===== SOURCE EXCERPT =====

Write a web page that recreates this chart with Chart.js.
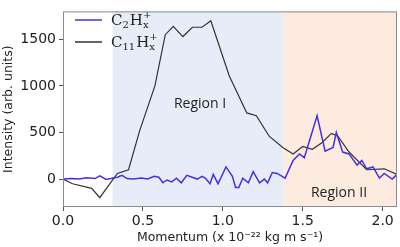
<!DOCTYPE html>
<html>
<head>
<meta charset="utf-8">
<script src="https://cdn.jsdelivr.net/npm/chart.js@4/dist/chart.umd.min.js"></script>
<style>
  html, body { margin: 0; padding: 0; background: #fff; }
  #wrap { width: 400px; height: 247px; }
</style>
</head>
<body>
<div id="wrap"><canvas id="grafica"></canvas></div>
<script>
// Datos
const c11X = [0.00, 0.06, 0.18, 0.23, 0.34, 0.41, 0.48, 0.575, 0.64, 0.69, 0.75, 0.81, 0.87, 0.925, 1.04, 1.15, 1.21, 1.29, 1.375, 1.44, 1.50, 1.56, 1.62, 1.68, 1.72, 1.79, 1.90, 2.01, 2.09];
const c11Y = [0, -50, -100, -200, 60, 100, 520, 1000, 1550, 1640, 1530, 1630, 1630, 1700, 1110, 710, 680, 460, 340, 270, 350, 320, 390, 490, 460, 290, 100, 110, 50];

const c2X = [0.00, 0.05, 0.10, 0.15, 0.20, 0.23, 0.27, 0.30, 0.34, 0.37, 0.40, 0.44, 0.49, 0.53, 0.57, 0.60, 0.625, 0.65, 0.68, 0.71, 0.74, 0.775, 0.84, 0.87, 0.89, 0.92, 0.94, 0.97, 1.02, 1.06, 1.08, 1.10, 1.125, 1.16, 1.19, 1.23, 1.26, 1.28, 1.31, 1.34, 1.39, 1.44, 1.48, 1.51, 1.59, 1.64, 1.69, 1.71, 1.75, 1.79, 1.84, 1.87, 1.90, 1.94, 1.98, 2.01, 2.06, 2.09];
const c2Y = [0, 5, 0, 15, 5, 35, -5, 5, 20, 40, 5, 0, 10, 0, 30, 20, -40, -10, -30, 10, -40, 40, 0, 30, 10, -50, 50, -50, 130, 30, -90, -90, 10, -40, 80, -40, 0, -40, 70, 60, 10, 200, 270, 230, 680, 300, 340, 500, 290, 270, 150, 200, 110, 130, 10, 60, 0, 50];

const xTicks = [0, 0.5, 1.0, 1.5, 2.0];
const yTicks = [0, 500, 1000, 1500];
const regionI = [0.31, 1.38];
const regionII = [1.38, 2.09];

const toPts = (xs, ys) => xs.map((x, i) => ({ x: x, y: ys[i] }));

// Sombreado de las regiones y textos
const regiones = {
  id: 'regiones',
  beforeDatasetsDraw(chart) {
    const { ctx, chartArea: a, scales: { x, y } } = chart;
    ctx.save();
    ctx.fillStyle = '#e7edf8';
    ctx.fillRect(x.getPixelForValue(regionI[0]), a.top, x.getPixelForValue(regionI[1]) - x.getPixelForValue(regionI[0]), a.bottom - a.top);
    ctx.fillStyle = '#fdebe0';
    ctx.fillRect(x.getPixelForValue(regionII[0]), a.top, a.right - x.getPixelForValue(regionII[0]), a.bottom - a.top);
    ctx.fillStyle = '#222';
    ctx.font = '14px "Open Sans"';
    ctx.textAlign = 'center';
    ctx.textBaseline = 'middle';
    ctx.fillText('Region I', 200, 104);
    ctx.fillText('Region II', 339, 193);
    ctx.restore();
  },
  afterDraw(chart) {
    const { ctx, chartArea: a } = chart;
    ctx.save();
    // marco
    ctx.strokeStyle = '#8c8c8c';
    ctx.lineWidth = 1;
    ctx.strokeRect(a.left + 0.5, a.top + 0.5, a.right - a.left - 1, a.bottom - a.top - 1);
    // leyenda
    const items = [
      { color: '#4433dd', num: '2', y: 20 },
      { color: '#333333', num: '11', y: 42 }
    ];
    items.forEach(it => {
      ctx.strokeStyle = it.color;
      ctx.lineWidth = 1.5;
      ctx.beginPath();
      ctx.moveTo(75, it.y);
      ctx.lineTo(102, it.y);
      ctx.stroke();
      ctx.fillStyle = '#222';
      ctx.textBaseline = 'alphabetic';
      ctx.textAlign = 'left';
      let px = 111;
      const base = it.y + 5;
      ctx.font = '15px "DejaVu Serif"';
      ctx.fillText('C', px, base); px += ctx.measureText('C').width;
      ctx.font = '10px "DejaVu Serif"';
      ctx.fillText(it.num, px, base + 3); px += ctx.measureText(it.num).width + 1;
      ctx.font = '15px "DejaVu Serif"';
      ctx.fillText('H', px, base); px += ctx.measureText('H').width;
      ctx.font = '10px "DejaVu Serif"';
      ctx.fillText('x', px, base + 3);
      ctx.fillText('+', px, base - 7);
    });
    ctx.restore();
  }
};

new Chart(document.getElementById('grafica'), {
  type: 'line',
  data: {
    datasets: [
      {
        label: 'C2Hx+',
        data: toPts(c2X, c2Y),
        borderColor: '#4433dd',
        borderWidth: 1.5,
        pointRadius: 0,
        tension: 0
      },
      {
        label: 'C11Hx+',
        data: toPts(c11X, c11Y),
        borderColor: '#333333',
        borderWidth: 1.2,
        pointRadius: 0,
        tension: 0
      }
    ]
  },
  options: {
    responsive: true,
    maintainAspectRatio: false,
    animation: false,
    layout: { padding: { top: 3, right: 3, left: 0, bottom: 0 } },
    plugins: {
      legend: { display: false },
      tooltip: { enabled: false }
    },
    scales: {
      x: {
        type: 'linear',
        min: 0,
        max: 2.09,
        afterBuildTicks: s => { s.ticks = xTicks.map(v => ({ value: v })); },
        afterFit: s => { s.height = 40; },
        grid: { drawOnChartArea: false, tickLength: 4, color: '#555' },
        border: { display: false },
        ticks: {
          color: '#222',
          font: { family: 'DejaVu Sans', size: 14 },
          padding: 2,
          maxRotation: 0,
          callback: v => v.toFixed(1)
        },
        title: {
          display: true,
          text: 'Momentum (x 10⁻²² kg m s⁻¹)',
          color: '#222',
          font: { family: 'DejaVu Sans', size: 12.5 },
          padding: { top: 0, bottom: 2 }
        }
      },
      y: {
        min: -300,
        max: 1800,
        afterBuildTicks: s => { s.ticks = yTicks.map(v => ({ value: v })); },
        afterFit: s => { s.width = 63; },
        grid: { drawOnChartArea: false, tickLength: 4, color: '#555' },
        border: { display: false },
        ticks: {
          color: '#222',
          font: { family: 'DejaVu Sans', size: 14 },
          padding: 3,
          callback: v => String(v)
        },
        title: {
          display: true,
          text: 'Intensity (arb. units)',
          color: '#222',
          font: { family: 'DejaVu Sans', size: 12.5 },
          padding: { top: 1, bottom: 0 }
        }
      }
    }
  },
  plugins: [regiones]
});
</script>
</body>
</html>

=====

## SET PROBLEM:
Write out an exact copy of the listing, first line through the line containing "const toPts = (xs, ys)", with the pictures left out.

## TASK SOLUTION:
Write a web page that recreates this chart with Chart.js.
<!DOCTYPE html>
<html>
<head>
<meta charset="utf-8">
<script src="https://cdn.jsdelivr.net/npm/chart.js@4/dist/chart.umd.min.js"></script>
<style>
  html, body { margin: 0; padding: 0; background: #fff; }
  #wrap { width: 400px; height: 247px; }
</style>
</head>
<body>
<div id="wrap"><canvas id="grafica"></canvas></div>
<script>
// Datos
const c11X = [0.00, 0.06, 0.18, 0.23, 0.34, 0.41, 0.48, 0.575, 0.64, 0.69, 0.75, 0.81, 0.87, 0.925, 1.04, 1.15, 1.21, 1.29, 1.375, 1.44, 1.50, 1.56, 1.62, 1.68, 1.72, 1.79, 1.90, 2.01, 2.09];
const c11Y = [0, -50, -100, -200, 60, 100, 520, 1000, 1550, 1640, 1530, 1630, 1630, 1700, 1110, 710, 680, 460, 340, 270, 350, 320, 390, 490, 460, 290, 100, 110, 50];

const c2X = [0.00, 0.05, 0.10, 0.15, 0.20, 0.23, 0.27, 0.30, 0.34, 0.37, 0.40, 0.44, 0.49, 0.53, 0.57, 0.60, 0.625, 0.65, 0.68, 0.71, 0.74, 0.775, 0.84, 0.87, 0.89, 0.92, 0.94, 0.97, 1.02, 1.06, 1.08, 1.10, 1.125, 1.16, 1.19, 1.23, 1.26, 1.28, 1.31, 1.34, 1.39, 1.44, 1.48, 1.51, 1.59, 1.64, 1.69, 1.71, 1.75, 1.79, 1.84, 1.87, 1.90, 1.94, 1.98, 2.01, 2.06, 2.09];
const c2Y = [0, 5, 0, 15, 5, 35, -5, 5, 20, 40, 5, 0, 10, 0, 30, 20, -40, -10, -30, 10, -40, 40, 0, 30, 10, -50, 50, -50, 130, 30, -90, -90, 10, -40, 80, -40, 0, -40, 70, 60, 10, 200, 270, 230, 680, 300, 340, 500, 290, 270, 150, 200, 110, 130, 10, 60, 0, 50];

const xTicks = [0, 0.5, 1.0, 1.5, 2.0];
const yTicks = [0, 500, 1000, 1500];
const regionI = [0.31, 1.38];
const regionII = [1.38, 2.09];

const toPts = (xs, ys) => xs.map((x, i) => ({ x: x, y: ys[i] }));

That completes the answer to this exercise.